Loretta Macpherson, 65, came to the ER earlier this month with medication questions after a recent brain surgery. Upon arrival, doctors determined Loretta needed an intravenous anti-seizure medication called fosphenytoin. Instead, she was accidentally given rocuronium, a medication often administered to patients in the operating room when attached to a ventilator. The mistake was deadly.
Loretta stopped breathing and suffered cardiac arrest, leading to irreversible brain damage. Loretta was taken off life support two days later.
Three employees involved in the error have been placed on paid administrative leave as St. Charles Health Systems investigates what happened. The investigation includes looking into how the medication was ordered from the manufacturer, how the pharmacy mixed, packaged and labeled the drug, how it was brought to the nurses and how it was administered to Loretta.
Loretta is survived by her two sons, Mark and Pete, who describe their mom as a beautiful soul and a people person.
Sadly, thousands of families lose a loved one from a preventable hospital error every year. A study published in the Journal of Patient Safety last year estimates that 210,000 to 440,000 patients die each year from a preventable hospital error. This is a huge increase from a 1999 study from the Institute of Medicine that estimated 98,000 deaths every year from preventable hospital errors.
Loretta’s story and the hundreds and thousands of others that die each year from preventable hospital errors serve as proof that hospitals need to reevaluate every policy, technology, and practice in place. In doing so, hospitals can work to reduce the amount of errors annually, potentially saving hundreds of thousands of lives.
In order to help protect yourself from medication errors, the National Institutes of Health recommends that you do the following:
-Tell your nurse and doctor about any allergies or side affects you have to any medications.

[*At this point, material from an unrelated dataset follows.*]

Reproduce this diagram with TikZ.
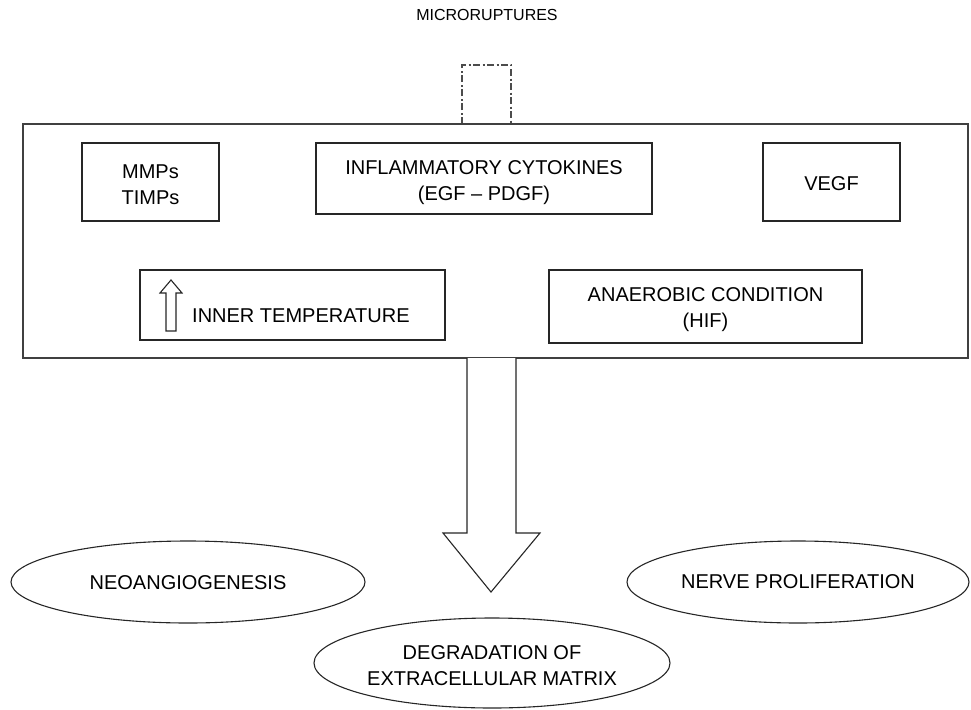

-Keep a list of every medicine, vitamin, supplement, and herbs you take in your wallet.
-Do not take any medication of your own unless your doctor tells you it’s okay. Be sure to tell your nurse if you take your own medication.
-Ask what medication you’re being given in the hospital include the name, what it does and its side effects, and what time and how often you’ll be getting them.
-All syringes, tubes, bags and pill bottles should have a label on them. If they don’t, ask your nurse what it is.
-Ask your nurse if you’re taking any “high alert” medicine. These can cause harm is not given the correct way. High alert medications include blood thinners, insulin, and narcotic pain medicines. Also ask what extra safety steps are being taken.
Far too often, patients and their families are afraid to question their doctor or nurse. If you feel uncomfortable, let them know that you’re taking an active role in your healthcare. They’ll understand and they might even thank you for it.